Government Transparency Shouldn’t Stop with the Budget

Government transparency debates often focus on the availability and accessibility of information pertaining to government spending. But what about transparency in the very ideas and information that underpin legislative action? The reports of the publicly funded Congressional Research Service (CRS) aren't easily available to members of the public, and that's doing a disservice both to the taxpayers who support the work and the democracy the CRS seeks to inform.

Tom Van Heeke

Policy Analyst

Government transparency debates often focus on the availability and accessibility of information pertaining to government spending. Working alongside our partners at U.S. PIRG Education Fund, Frontier Group publishes an annual scorecard of how state governments, in particular, are faring in providing online access to data on government expenditures, contracts with private vendors, economic development subsidies, and tax expenditures. 

But what about transparency in the very ideas and information that underpin legislative action? The U.S. federal government doesn’t just spend tax dollars on social programs or keeping the lights on in your senator’s office; it operates a publicly funded think tank for Congress known as the Congressional Research Service (CRS). For $100 million per year (PDF), the CRS arms legislators and staffers with nonpartisan policy and legal analysis – written in plain language for the non-expert – that inform congressional debates and, ultimately, major public policy choices. As The Washington Post explained the other day, it also fails to make its reports easily available to the public. An interested citizen must either pay a company for a reproduction of a document, or formally request a copy from their congressman, bureaucratic barriers to access for a wealth of information that could support stronger public participation in the political process. 

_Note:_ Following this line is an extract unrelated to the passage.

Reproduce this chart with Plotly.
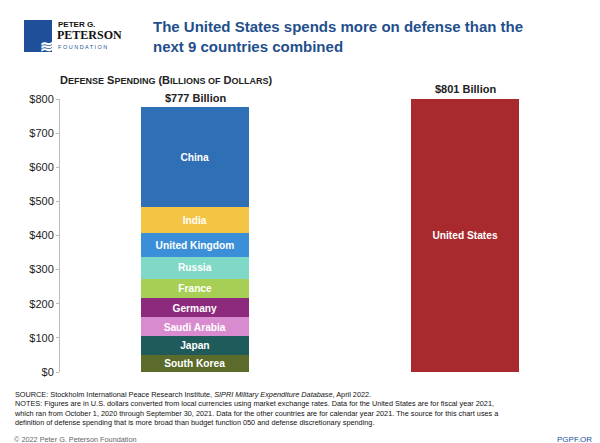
import plotly.graph_objects as go

countries = ["South Korea", "Japan", "Saudi Arabia", "Germany", "France", "Russia", "United Kingdom", "India", "China"]
values = [50.2, 54.1, 55.6, 56.0, 56.6, 65.9, 68.4, 76.6, 293.4]
colors = ["#5b6b2c", "#1f5b5b", "#d98bcf", "#8d2a7d", "#a8cf55", "#7fd9c6", "#3b8fd9", "#f4c444", "#2f6fb5"]
us_value = 801
cats = ["Next 9", "US"]
tickvals = list(range(0, 801, 100))
ticktext = [f"${v}" for v in tickvals]

fig = go.Figure()
for c, v, col in zip(countries, values, colors):
    fig.add_trace(go.Bar(x=[cats[0]], y=[v], marker=dict(color=col, line=dict(width=0)),
                         text=[f"<b>{c}</b>"], textposition="inside", insidetextanchor="middle",
                         textfont=dict(color="white", size=11, family="Liberation Sans"), width=0.4))
fig.add_trace(go.Bar(x=[cats[1]], y=[us_value], marker=dict(color="#a82a2e", line=dict(width=0)),
                     text=["<b>United States</b>"], textposition="inside", insidetextanchor="middle",
                     textfont=dict(color="white", size=11, family="Liberation Sans"), width=0.4))
total = round(sum(values))
fig.add_annotation(x=cats[0], y=total, text=f"<b>${total} Billion</b>", showarrow=False, yanchor="bottom", yshift=1, font=dict(size=11, color="#222"))
fig.add_annotation(x=cats[1], y=800, text=f"<b>${us_value} Billion</b>", showarrow=False, yanchor="bottom", yshift=2, font=dict(size=11, color="#222"))

fig.update_layout(
    barmode="stack", showlegend=False, width=600, height=443, plot_bgcolor="white", paper_bgcolor="white",
    margin=dict(l=52, r=8, t=91, b=79), uniformtext=dict(minsize=8, mode="show"),
    font=dict(family="Liberation Sans", color="#222"),
    xaxis=dict(range=[-0.5, 1.5], showticklabels=False, showline=False, ticks=""),
    yaxis=dict(range=[0, 800], tickvals=tickvals, ticktext=ticktext, showgrid=False,
               showline=True, linecolor="#bbb", ticks="outside", ticklen=3, tickcolor="#bbb",
               tickfont=dict(size=11, color="#222")),
)
def px(x): return (x - 52) / 540
def py(y): return (364 - y) / 273
fig.add_shape(type="rect", xref="paper", yref="paper", x0=px(16), x1=px(44), y0=py(44), y1=py(12), fillcolor="#1f4f99", line_width=0)
fig.add_annotation(xref="paper", yref="paper", x=px(30), y=py(28), text="<b>≋</b>", showarrow=False, font=dict(size=16, color="white"))
fig.add_annotation(xref="paper", yref="paper", x=px(48), y=py(10), xanchor="left", yanchor="top", align="left",
                   text="<b>PETER G.</b>", showarrow=False, font=dict(size=8, color="#111"))
fig.add_annotation(xref="paper", yref="paper", x=px(47), y=py(18), xanchor="left", yanchor="top", align="left",
                   text="<b>PETERSON</b>", showarrow=False, font=dict(size=12, color="#111", family="Liberation Sans Narrow"))
fig.add_annotation(xref="paper", yref="paper", x=px(48), y=py(34), xanchor="left", yanchor="top", align="left",
                   text="F O U N D A T I O N", showarrow=False, font=dict(size=5.5, color="#1f4f99"))
fig.add_annotation(xref="paper", yref="paper", x=px(143), y=py(8), xanchor="left", yanchor="top", align="left",
                   text="<b>The United States spends more on defense than the<br>next 9 countries combined</b>",
                   showarrow=False, font=dict(size=15, color="#1f4f8c"))
fig.add_annotation(xref="paper", yref="paper", x=px(50), y=py(64), xanchor="left", yanchor="top",
                   text="<b>D<span style='font-size:9px'>EFENSE</span> S<span style='font-size:9px'>PENDING</span> (B<span style='font-size:9px'>ILLIONS OF</span> D<span style='font-size:9px'>OLLARS</span>)</b>",
                   showarrow=False, font=dict(size=11, color="#222"))
fig.add_annotation(xref="paper", yref="paper", x=px(4), y=py(380), xanchor="left", yanchor="top", align="left",
                   text="SOURCE: Stockholm International Peace Research Institute, <i>SIPRI Military Expenditure Database</i>, April 2022.<br>"
                        "NOTES: Figures are in U.S. dollars converted from local currencies using market exchange rates. Data for the United States are for fiscal year 2021,<br>"
                        "which ran from October 1, 2020 through September 30, 2021. Data for the other countries are for calendar year 2021. The source for this chart uses a<br>"
                        "definition of defense spending that is more broad than budget function 050 and defense discretionary spending.",
                   showarrow=False, font=dict(size=7.3, color="#111"))
fig.add_annotation(xref="paper", yref="paper", x=px(4), y=py(425), xanchor="left", yanchor="top",
                   text="© 2022 Peter G. Peterson Foundation", showarrow=False, font=dict(size=7.3, color="#666"))
fig.add_annotation(xref="paper", yref="paper", x=px(592), y=py(425), xanchor="right", yanchor="top",
                   text="PGPF.ORG", showarrow=False, font=dict(size=8, color="#1f4f99"))
fig.write_html("out.html")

Open government is not its own raison d’être. Whether it is openness in spending data or openness in congressionally commissioned research, transparency matters because of what it makes possible: citizenship in the fullest sense of the word. The same principles and rationales we have outlined throughout our public-spending-focused good government work here at Frontier Group apply to the research conducted by the CRS. Its reports should be electronically catalogued and easily accessed – for free – by the voters who make it all possible in the first place. A more informed citizenry can better participate in the debates and decisions that affect us all.